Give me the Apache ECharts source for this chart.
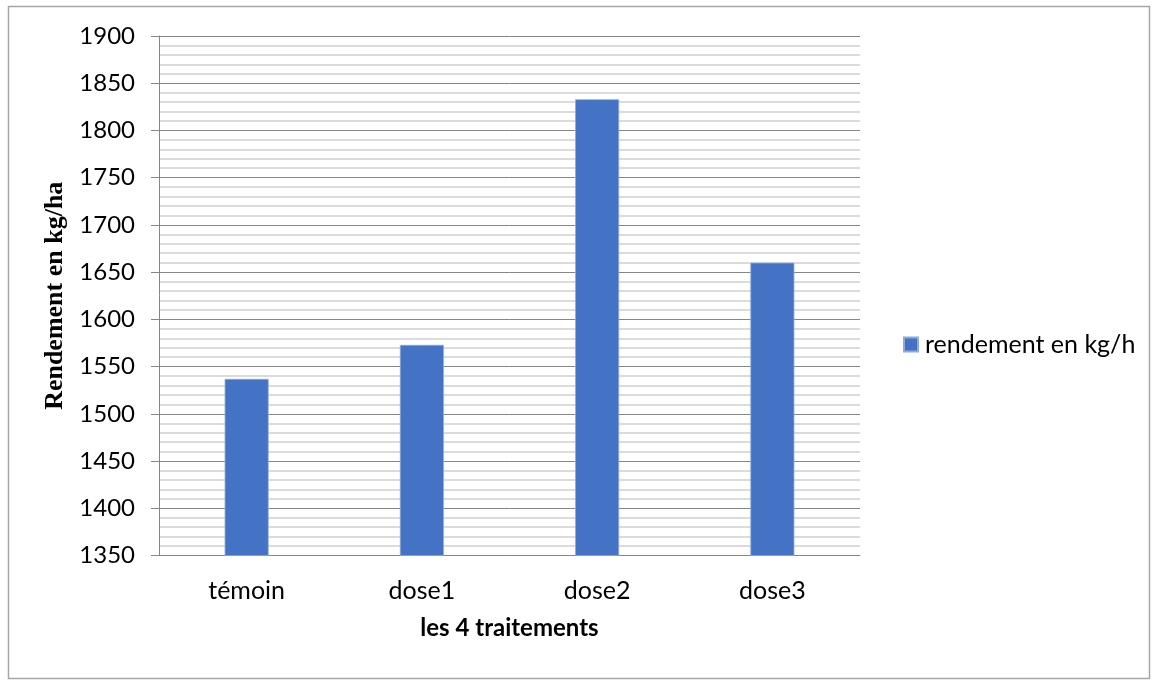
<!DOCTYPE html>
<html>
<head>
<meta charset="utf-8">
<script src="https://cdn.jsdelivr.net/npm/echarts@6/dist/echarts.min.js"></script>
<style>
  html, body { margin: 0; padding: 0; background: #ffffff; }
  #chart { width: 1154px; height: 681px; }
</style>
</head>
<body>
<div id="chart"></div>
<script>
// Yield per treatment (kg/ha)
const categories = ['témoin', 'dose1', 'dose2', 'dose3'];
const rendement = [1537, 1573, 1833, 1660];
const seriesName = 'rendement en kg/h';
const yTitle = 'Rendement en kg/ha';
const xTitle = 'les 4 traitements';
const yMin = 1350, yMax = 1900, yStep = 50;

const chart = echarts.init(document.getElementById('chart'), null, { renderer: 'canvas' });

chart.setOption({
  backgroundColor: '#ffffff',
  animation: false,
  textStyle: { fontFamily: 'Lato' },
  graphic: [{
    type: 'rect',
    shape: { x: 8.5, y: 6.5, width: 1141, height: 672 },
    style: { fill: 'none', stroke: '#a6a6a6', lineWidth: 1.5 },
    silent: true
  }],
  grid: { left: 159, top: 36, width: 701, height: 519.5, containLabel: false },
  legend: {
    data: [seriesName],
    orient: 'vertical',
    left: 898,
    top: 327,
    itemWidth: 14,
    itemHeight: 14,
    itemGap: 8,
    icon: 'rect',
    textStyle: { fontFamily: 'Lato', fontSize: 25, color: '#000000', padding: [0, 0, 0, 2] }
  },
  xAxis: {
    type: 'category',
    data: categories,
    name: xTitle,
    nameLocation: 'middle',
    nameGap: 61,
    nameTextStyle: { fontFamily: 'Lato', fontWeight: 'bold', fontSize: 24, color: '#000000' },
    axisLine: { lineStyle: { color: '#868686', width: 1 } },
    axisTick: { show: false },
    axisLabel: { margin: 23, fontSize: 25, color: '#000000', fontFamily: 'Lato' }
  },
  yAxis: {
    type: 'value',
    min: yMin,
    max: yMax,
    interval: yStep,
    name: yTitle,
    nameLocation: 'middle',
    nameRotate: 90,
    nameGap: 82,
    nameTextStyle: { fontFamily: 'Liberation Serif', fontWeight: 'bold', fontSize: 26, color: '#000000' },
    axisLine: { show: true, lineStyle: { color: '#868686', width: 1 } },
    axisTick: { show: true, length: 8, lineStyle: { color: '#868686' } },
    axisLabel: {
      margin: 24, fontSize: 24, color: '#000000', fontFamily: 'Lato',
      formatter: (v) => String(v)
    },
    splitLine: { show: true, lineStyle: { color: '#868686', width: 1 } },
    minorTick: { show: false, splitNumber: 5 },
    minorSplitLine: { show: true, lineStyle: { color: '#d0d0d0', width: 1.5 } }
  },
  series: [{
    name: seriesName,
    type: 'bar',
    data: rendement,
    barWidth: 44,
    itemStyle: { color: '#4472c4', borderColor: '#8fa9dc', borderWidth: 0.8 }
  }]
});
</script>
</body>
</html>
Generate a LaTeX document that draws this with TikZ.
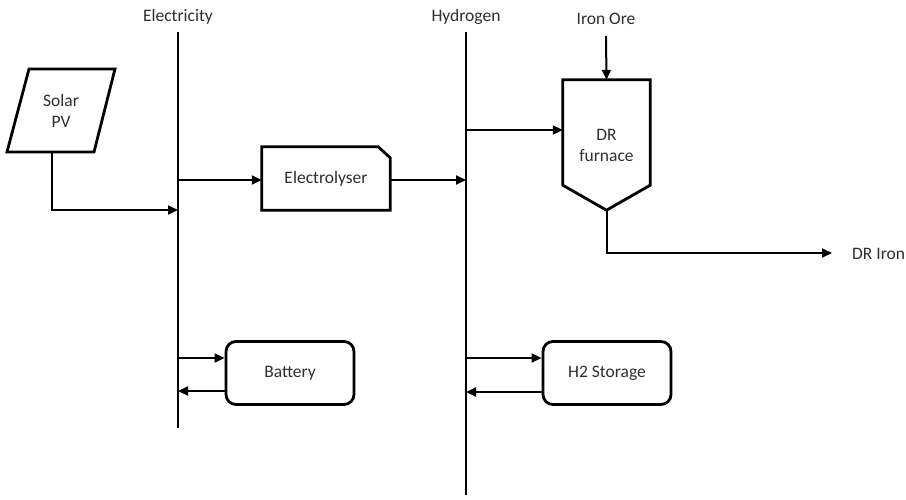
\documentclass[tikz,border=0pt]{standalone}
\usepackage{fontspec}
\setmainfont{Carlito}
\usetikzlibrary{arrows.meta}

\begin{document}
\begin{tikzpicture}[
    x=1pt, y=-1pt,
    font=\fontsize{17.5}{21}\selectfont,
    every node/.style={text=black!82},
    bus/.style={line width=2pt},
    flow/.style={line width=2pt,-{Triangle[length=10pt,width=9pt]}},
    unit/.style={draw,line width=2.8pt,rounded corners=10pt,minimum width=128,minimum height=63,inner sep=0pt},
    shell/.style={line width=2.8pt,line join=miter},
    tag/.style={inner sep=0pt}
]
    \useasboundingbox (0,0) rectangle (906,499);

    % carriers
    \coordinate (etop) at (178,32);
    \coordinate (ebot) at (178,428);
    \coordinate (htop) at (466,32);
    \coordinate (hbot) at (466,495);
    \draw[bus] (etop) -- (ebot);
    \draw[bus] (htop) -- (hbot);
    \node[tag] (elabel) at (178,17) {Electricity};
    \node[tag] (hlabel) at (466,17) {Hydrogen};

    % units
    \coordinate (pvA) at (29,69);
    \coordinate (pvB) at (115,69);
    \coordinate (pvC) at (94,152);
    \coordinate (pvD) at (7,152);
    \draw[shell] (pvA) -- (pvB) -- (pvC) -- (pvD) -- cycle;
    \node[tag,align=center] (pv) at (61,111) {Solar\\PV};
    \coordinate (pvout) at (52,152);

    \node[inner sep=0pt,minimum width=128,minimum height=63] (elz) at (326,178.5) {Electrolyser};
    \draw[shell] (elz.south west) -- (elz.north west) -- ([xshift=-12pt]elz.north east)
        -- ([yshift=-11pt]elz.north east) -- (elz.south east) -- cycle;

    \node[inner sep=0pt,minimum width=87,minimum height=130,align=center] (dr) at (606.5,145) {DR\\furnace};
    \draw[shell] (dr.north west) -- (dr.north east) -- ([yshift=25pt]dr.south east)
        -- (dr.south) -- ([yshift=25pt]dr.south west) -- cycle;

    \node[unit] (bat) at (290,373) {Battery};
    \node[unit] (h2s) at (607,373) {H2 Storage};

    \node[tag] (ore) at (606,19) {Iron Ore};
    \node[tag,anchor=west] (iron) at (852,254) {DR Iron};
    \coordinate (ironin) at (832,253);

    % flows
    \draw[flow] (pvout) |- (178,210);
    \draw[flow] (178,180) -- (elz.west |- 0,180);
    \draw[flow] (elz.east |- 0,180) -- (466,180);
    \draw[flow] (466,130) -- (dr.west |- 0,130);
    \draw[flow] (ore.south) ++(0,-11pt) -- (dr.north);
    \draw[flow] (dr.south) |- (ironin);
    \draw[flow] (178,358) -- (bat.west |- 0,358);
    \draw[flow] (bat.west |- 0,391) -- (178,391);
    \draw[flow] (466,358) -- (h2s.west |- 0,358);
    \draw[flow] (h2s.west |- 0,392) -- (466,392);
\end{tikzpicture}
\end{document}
━━━
* _Stated task_: Quote word for word only the lines above from the one containing "Generate a LaTeX" through the one containing "(hlabel) at (466,17)". Pictures stay out of your copy.

* _The response_:
Generate a LaTeX document that draws this with TikZ.
\documentclass[tikz,border=0pt]{standalone}
\usepackage{fontspec}
\setmainfont{Carlito}
\usetikzlibrary{arrows.meta}

\begin{document}
\begin{tikzpicture}[
    x=1pt, y=-1pt,
    font=\fontsize{17.5}{21}\selectfont,
    every node/.style={text=black!82},
    bus/.style={line width=2pt},
    flow/.style={line width=2pt,-{Triangle[length=10pt,width=9pt]}},
    unit/.style={draw,line width=2.8pt,rounded corners=10pt,minimum width=128,minimum height=63,inner sep=0pt},
    shell/.style={line width=2.8pt,line join=miter},
    tag/.style={inner sep=0pt}
]
    \useasboundingbox (0,0) rectangle (906,499);

    % carriers
    \coordinate (etop) at (178,32);
    \coordinate (ebot) at (178,428);
    \coordinate (htop) at (466,32);
    \coordinate (hbot) at (466,495);
    \draw[bus] (etop) -- (ebot);
    \draw[bus] (htop) -- (hbot);
    \node[tag] (elabel) at (178,17) {Electricity};
    \node[tag] (hlabel) at (466,17) {Hydrogen};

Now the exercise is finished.